Background: Patients with ulcerative colitis (UC) are at risk of developing colorectal cancer. We have previously reported that cancer progression is associated with the presence of clonal expansions and shorter telomeres in nondysplastic mucosa. We sought to validate these findings in an independent case–control study.
Methods: This study included 33 patients with UC: 14 progressors (patients with high-grade dysplasia or cancer) and 19 nonprogressors. For each patient, a mean of 5 nondysplastic biopsies from proximal, mid, and distal colon were assessed for clonal expansions, as determined by clonal length altering mutations in polyguanine tracts, and telomere length, as measured by quantitative PCR. Both parameters were compared with individual clinicopathological characteristics.
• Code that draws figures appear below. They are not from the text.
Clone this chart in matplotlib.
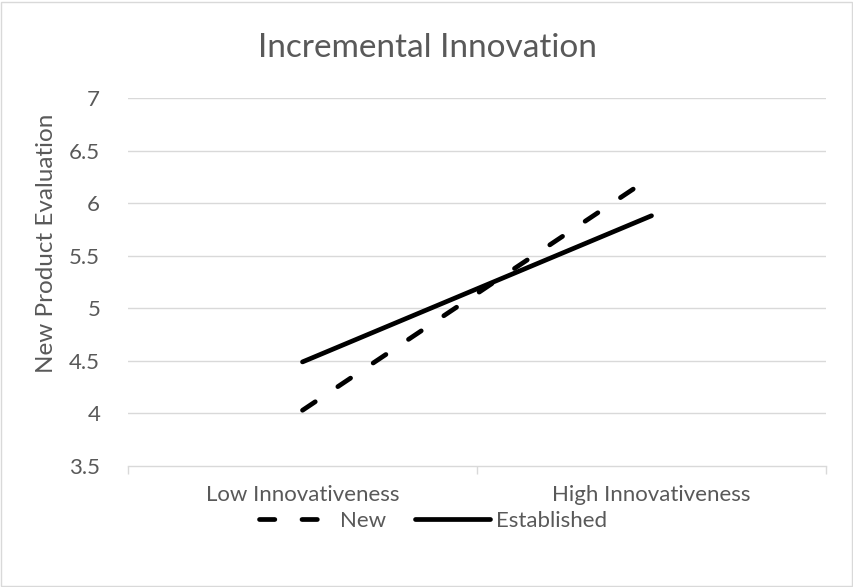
import matplotlib
matplotlib.use("Agg")
import matplotlib.pyplot as plt
from matplotlib.patches import Rectangle

categories = ["Low Innovativeness", "High Innovativeness"]
new_vals = [4.03, 6.25]
established_vals = [4.49, 5.88]
yticks = [3.5, 4, 4.5, 5, 5.5, 6, 6.5, 7]

plt.rcParams['font.family'] = ['Lato', 'DejaVu Sans']
GRAY = '#595959'

fig = plt.figure(figsize=(8.54, 5.87), dpi=100)
ax = fig.add_axes([128/854, 1-466/587, (826-128)/854, (466-98)/587])

x = [0.5, 1.5]
ax.plot(x, new_vals, color='black', lw=3.4, linestyle=(0, (3.25, 5.75)), dash_capstyle='round',
        solid_capstyle='round', label='New')
ax.plot(x, established_vals, color='black', lw=3.4, solid_capstyle='round', label='Established')

ax.set_xlim(0, 2)
ax.set_ylim(3.5, 7)
ax.set_yticks(yticks)
ax.set_yticklabels([f"{v:g}" for v in yticks], fontsize=16, color=GRAY)
ax.set_xticks(x)
ax.set_xticklabels(categories, fontsize=16, color=GRAY)
ax.set_xticks([0, 1, 2], minor=True)
ax.tick_params(axis='x', which='major', length=0, pad=14)
ax.tick_params(axis='x', which='minor', length=6, color='#d9d9d9', width=1)
ax.tick_params(axis='y', length=0, pad=20)
for yv in yticks[1:]:
    ax.axhline(yv, color='#d9d9d9', lw=1, zorder=0)
for s in ['top', 'right', 'left']:
    ax.spines[s].set_visible(False)
ax.spines['bottom'].set_color('#d9d9d9')
ax.spines['bottom'].set_linewidth(1)

ax.set_ylabel("New Product Evaluation", fontsize=17.5, color=GRAY)
ax.yaxis.set_label_coords((57-128)/698, (466-243)/368)
fig.text(0.5, 1-48/587, "Incremental Innovation", ha='center', va='center', fontsize=24, color=GRAY)

leg = fig.legend(loc='center', bbox_to_anchor=(0.507, 1-521/587), ncol=2, frameon=False,
                 fontsize=16, handlelength=3.4, handletextpad=0.25, columnspacing=1.3)
for t in leg.get_texts():
    t.set_color(GRAY)

fig.patches.append(Rectangle((1/854, 1/587), 1-3/854, 1-3/587, transform=fig.transFigure,
                             fill=False, edgecolor='#d9d9d9', lw=1))

fig.savefig("out.png", dpi=100)
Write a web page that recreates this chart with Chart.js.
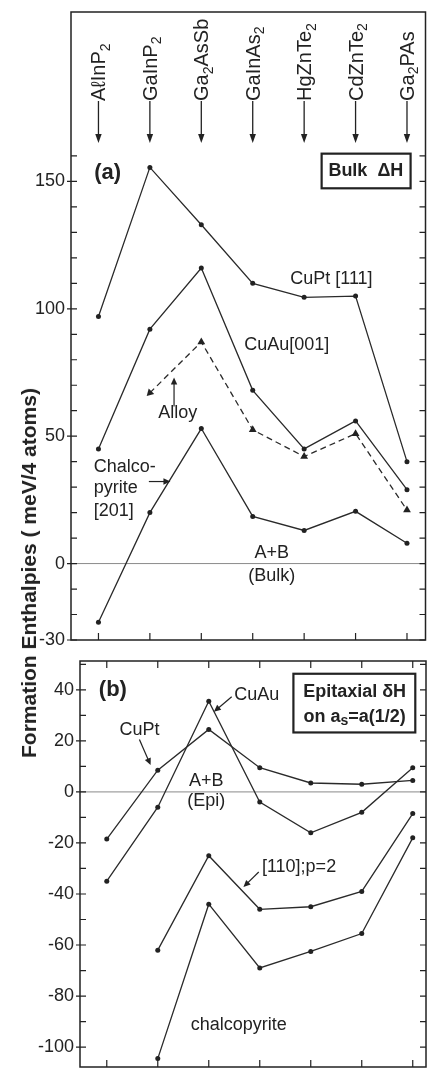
<!DOCTYPE html>
<html>
<head>
<meta charset="utf-8">
<script src="https://cdn.jsdelivr.net/npm/chart.js@4"></script>
<style>
  html, body { margin: 0; padding: 0; background: #fff; }
  #wrap { position: relative; width: 430px; height: 1071px; overflow: hidden; }
  #chartA { position: absolute; left: 0; top: 0; }
  #chartB { position: absolute; left: 0; top: 645px; }
  #ytitle {
    position: absolute; left: 29px; top: 573px;
    transform: translate(-50%, -50%) rotate(-90deg);
    white-space: nowrap; color: #222;
    font: bold 21px 'Liberation Sans', Arial, sans-serif;
  }
</style>
</head>
<body>
<div id="wrap">
  <canvas id="chartA" width="430" height="655"></canvas>
  <canvas id="chartB" width="430" height="426"></canvas>
  <div id="ytitle">Formation Enthalpies ( meV/4 atoms)</div>
</div>
<script>
// compounds along the x axis (digits are drawn as subscripts)
const compounds = ['AℓInP2', 'GaInP2', 'Ga2AsSb', 'GaInAs2', 'HgZnTe2', 'CdZnTe2', 'Ga2PAs'];

// (a) bulk formation enthalpies, meV / 4 atoms
const bulkCuPt = [97, 155.5, 133, 110, 104.5, 105, 40];
const bulkCuAu = [45, 92, 116, 68, 45, 56, 29];
const bulkAlloy = [null, 67, 87, 52.5, 42, 51, 21];
const bulkChalco = [-23, 20, 53, 18.5, 13, 20.5, 8];
const yLabelsA = [-30, 0, 50, 100, 150];

// (b) epitaxial formation enthalpies
const epiCuPt = [-18.5, 8.5, 24.5, 9.5, 3.5, 3, 4.5];
const epiCuAu = [-35, -6, 35.5, -4, -16, -8, 9.5];
const epi110 = [null, -62, -25, -46, -45, -39, -8.5];
const epiChalco = [null, -104.5, -44, -69, -62.5, -55.5, -18];
const yLabelsB = [-100, -80, -60, -40, -20, 0, 20, 40];

const FONT = "'Liberation Sans', Arial, sans-serif";
const INK = '#222';

const pts = arr => arr.map((v, i) => v === null ? null : { x: i, y: v }).filter(p => p);

function series(values, label, extra) {
    return Object.assign({
        label: label,
        data: pts(values),
        borderColor: '#2a2a2a',
        backgroundColor: '#222',
        borderWidth: 1.3,
        pointRadius: 2.5,
        pointBorderWidth: 0,
        tension: 0
    }, extra || {});
}

// split "Ga2AsSb" into runs, digits become subscripts
function runs(str) {
    return str.match(/\d+|\D+/g).map(s => [s, /\d/.test(s)]);
}

function drawRich(ctx, parts, x, y, size, align) {
    const main = `${size}px ${FONT}`;
    const sub = `${Math.round(size * 0.7)}px ${FONT}`;
    let w = 0;
    parts.forEach(([t, s]) => { ctx.font = s ? sub : main; w += ctx.measureText(t).width; });
    let cx = align === 'center' ? x - w / 2 : x;
    ctx.textAlign = 'left';
    ctx.textBaseline = 'alphabetic';
    parts.forEach(([t, s]) => {
        ctx.font = s ? sub : main;
        ctx.fillText(t, cx, s ? y + size * 0.22 : y);
        cx += ctx.measureText(t).width;
    });
}

function arrow(ctx, x1, y1, x2, y2, head) {
    const h = head || 7;
    const ang = Math.atan2(y2 - y1, x2 - x1);
    ctx.beginPath(); ctx.moveTo(x1, y1); ctx.lineTo(x2 - Math.cos(ang) * h * 0.8, y2 - Math.sin(ang) * h * 0.8); ctx.stroke();
    ctx.beginPath();
    ctx.moveTo(x2, y2);
    ctx.lineTo(x2 - h * Math.cos(ang) + 3.2 * Math.sin(ang), y2 - h * Math.sin(ang) - 3.2 * Math.cos(ang));
    ctx.lineTo(x2 - h * Math.cos(ang) - 3.2 * Math.sin(ang), y2 - h * Math.sin(ang) + 3.2 * Math.cos(ang));
    ctx.closePath(); ctx.fill();
}

// notes are placed in data coordinates
const notesA = [
    { t: 'text', x: 4.53, y: 111.7, s: 'CuPt [111]', size: 18 },
    { t: 'text', x: 3.66, y: 85.9, s: 'CuAu[001]', size: 18 },
    { t: 'text', x: 1.54, y: 59, s: 'Alloy', size: 18 },
    { t: 'arrow', x1: 1.47, y1: 61.7, x2: 1.47, y2: 73 },
    { t: 'text', x: -0.09, y: 37.9, s: 'Chalco-', size: 18, align: 'left' },
    { t: 'text', x: -0.09, y: 29.7, s: 'pyrite', size: 18, align: 'left' },
    { t: 'text', x: -0.09, y: 20.7, s: '[201]', size: 18, align: 'left' },
    { t: 'arrow', x1: 0.98, y1: 32.2, x2: 1.40, y2: 32.2 },
    { t: 'text', x: 3.37, y: 4.3, s: 'A+B', size: 18 },
    { t: 'text', x: 3.37, y: -4.7, s: '(Bulk)', size: 18 },
    { t: 'text', x: 0.18, y: 153.5, s: '(a)', size: 22, bold: true },
    { t: 'box', x1: 4.34, y1: 160.9, x2: 6.07, y2: 147.3 },
    { t: 'text', x: 5.2, y: 154, s: 'Bulk  ΔH', size: 18, bold: true }
];

const notesB = [
    { t: 'text', x: 0.12, y: 40, s: '(b)', size: 22, bold: true },
    { t: 'text', x: 2.94, y: 38, s: 'CuAu', size: 18 },
    { t: 'arrow', x1: 2.45, y1: 37.3, x2: 2.10, y2: 31.4 },
    { t: 'text', x: 0.64, y: 24.4, s: 'CuPt', size: 18 },
    { t: 'arrow', x1: 0.64, y1: 20.5, x2: 0.86, y2: 10.5 },
    { t: 'text', x: 1.95, y: 4.1, s: 'A+B', size: 18 },
    { t: 'text', x: 1.95, y: -3.7, s: '(Epi)', size: 18 },
    { t: 'box', x1: 3.66, y1: 46.3, x2: 6.05, y2: 23.3 },
    { t: 'text', x: 4.86, y: 39.2, s: 'Epitaxial δH', size: 18, bold: true },
    { t: 'rich', x: 4.86, y: 29.5, parts: [['on a', false], ['s', true], ['=a(1/2)', false]], size: 18, bold: true },
    { t: 'text', x: 3.77, y: -29.4, s: '[110];p=2', size: 18 },
    { t: 'arrow', x1: 2.98, y1: -31.4, x2: 2.68, y2: -37.3 },
    { t: 'text', x: 2.59, y: -91.4, s: 'chalcopyrite', size: 18 }
];

function deco(opts) {
    return {
        id: 'deco',
        beforeDatasetsDraw(chart) {
            const { ctx, chartArea: a, scales: { y } } = chart;
            const y0 = y.getPixelForValue(0);
            ctx.save();
            ctx.strokeStyle = '#8a8a8a';
            ctx.lineWidth = 1;
            ctx.beginPath(); ctx.moveTo(a.left, y0); ctx.lineTo(a.right, y0); ctx.stroke();
            ctx.restore();
        },
        afterDraw(chart) {
            const { ctx, chartArea: a, scales: { x, y } } = chart;
            ctx.save();
            ctx.strokeStyle = INK;
            ctx.fillStyle = INK;
            ctx.lineWidth = 1.5;
            ctx.strokeRect(a.left, a.top, a.right - a.left, a.bottom - a.top);

            // y ticks every 10, inward on both sides
            ctx.lineWidth = 1.2;
            for (let v = Math.ceil(y.min / 10) * 10; v <= Math.min(y.max, opts.tickMax); v += 10) {
                const py = y.getPixelForValue(v);
                const major = opts.yLabels.includes(v);
                ctx.beginPath();
                ctx.moveTo(a.left - (major ? 4 : 0), py); ctx.lineTo(a.left + 6, py);
                ctx.moveTo(a.right - 6, py); ctx.lineTo(a.right, py);
                ctx.stroke();
            }
            // x ticks at each compound
            compounds.forEach((c, i) => {
                const px = x.getPixelForValue(i);
                ctx.beginPath();
                ctx.moveTo(px, a.bottom); ctx.lineTo(px, a.bottom - 7);
                if (opts.topTicks) { ctx.moveTo(px, a.top); ctx.lineTo(px, a.top + 7); }
                ctx.stroke();
            });

            // compound names with arrows on top of panel (a)
            if (opts.names) {
                compounds.forEach((c, i) => {
                    const px = x.getPixelForValue(i);
                    ctx.save();
                    ctx.translate(px, 101);
                    ctx.rotate(-Math.PI / 2);
                    drawRich(ctx, runs(c), 0, 7, 20, 'left');
                    ctx.restore();
                    ctx.lineWidth = 1.3;
                    arrow(ctx, px, 101, px, 143, 9);
                });
            }

            opts.notes.forEach(n => {
                const weight = n.bold ? 'bold ' : '';
                if (n.t === 'text') {
                    ctx.font = `${weight}${n.size}px ${FONT}`;
                    ctx.textAlign = n.align || 'center';
                    ctx.textBaseline = 'middle';
                    ctx.fillText(n.s, x.getPixelForValue(n.x), y.getPixelForValue(n.y));
                } else if (n.t === 'rich') {
                    const parts = n.parts;
                    const px = x.getPixelForValue(n.x), py = y.getPixelForValue(n.y);
                    const main = `${weight}${n.size}px ${FONT}`;
                    const sub = `${weight}${Math.round(n.size * 0.75)}px ${FONT}`;
                    let w = 0;
                    parts.forEach(([t, s]) => { ctx.font = s ? sub : main; w += ctx.measureText(t).width; });
                    let cx = px - w / 2;
                    ctx.textAlign = 'left';
                    ctx.textBaseline = 'middle';
                    parts.forEach(([t, s]) => {
                        ctx.font = s ? sub : main;
                        ctx.fillText(t, cx, s ? py + 5 : py);
                        cx += ctx.measureText(t).width;
                    });
                } else if (n.t === 'arrow') {
                    ctx.lineWidth = 1.2;
                    arrow(ctx, x.getPixelForValue(n.x1), y.getPixelForValue(n.y1),
                        x.getPixelForValue(n.x2), y.getPixelForValue(n.y2));
                } else if (n.t === 'box') {
                    const x1 = x.getPixelForValue(n.x1), x2 = x.getPixelForValue(n.x2);
                    const y1 = y.getPixelForValue(n.y1), y2 = y.getPixelForValue(n.y2);
                    ctx.lineWidth = 2.2;
                    ctx.strokeRect(x1, y1, x2 - x1, y2 - y1);
                }
            });
            ctx.restore();
        }
    };
}

function yScale(min, max, labels, width) {
    return {
        type: 'linear',
        min: min,
        max: max,
        grid: { display: false, drawTicks: false },
        border: { display: false },
        ticks: {
            stepSize: 10,
            includeBounds: false,
            autoSkip: false,
            padding: 6,
            color: INK,
            font: { size: 18, family: FONT },
            callback: v => labels.includes(Math.round(v)) && Math.abs(v - Math.round(v)) < 1e-6 ? String(Math.round(v)) : ''
        },
        afterFit: s => { s.width = width; s.paddingTop = 0; s.paddingBottom = 0; }
    };
}

const common = {
    responsive: false,
    animation: false,
    plugins: { legend: { display: false }, tooltip: { enabled: false } }
};

new Chart(document.getElementById('chartA'), {
    type: 'line',
    data: {
        datasets: [
            series(bulkCuPt, 'CuPt [111]'),
            series(bulkCuAu, 'CuAu[001]'),
            series(bulkAlloy, 'Alloy', {
                borderDash: [6, 4],
                pointStyle: 'triangle',
                pointRadius: 4.5,
                pointRotation: c => c.dataIndex === 0 ? 225 : 0
            }),
            series(bulkChalco, 'Chalcopyrite [201]')
        ]
    },
    options: Object.assign({}, common, {
        layout: { padding: { top: 12, bottom: 15, left: 0, right: 4 } },
        scales: {
            x: { type: 'linear', display: false, min: -0.534, max: 6.36 },
            y: yScale(-30, 216.5, yLabelsA, 71)
        }
    }),
    plugins: [deco({ yLabels: yLabelsA, notes: notesA, names: true, topTicks: false, tickMax: 160 })]
});

new Chart(document.getElementById('chartB'), {
    type: 'line',
    data: {
        datasets: [
            series(epiCuPt, 'CuPt'),
            series(epiCuAu, 'CuAu'),
            series(epi110, '[110];p=2'),
            series(epiChalco, 'chalcopyrite')
        ]
    },
    options: Object.assign({}, common, {
        layout: { padding: { top: 16, bottom: 2, left: 0, right: 1 } },
        scales: {
            x: { type: 'linear', display: false, min: -0.525, max: 6.26 },
            y: yScale(-107.8, 51.3, yLabelsB, 80)
        }
    }),
    plugins: [deco({ yLabels: yLabelsB, notes: notesB, names: false, topTicks: true, tickMax: 1000 })]
});
</script>
</body>
</html>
Results: Clonal expansions and shorter telomeres were more frequent in nondysplastic biopsies from UC progressors than nonprogressors, but only for patients with early-onset of UC (diagnosis at younger than 50 years of age). Late-onset progressor patients had very few or no clonal expansions and longer telomeres. A few nonprogressors exhibited clonal expansions, which were associated with older age and shorter telomeres. In progressors, clonal expansions were associated with proximity to dysplasia. The mean percentage of clonally expanded mutations distinguished early-onset progressors from nonprogressors with 100% sensitivity and 80% specificity.
Conclusions: Early-onset progressors develop cancer in a field of clonally expanded epithelium with shorter telomeres. The detection of these clones in a few random nondysplastic colon biopsies is a promising cancer biomarker in early-onset UC. Curiously, patients with late-onset UC seem to develop cancer without the involvement of such fields.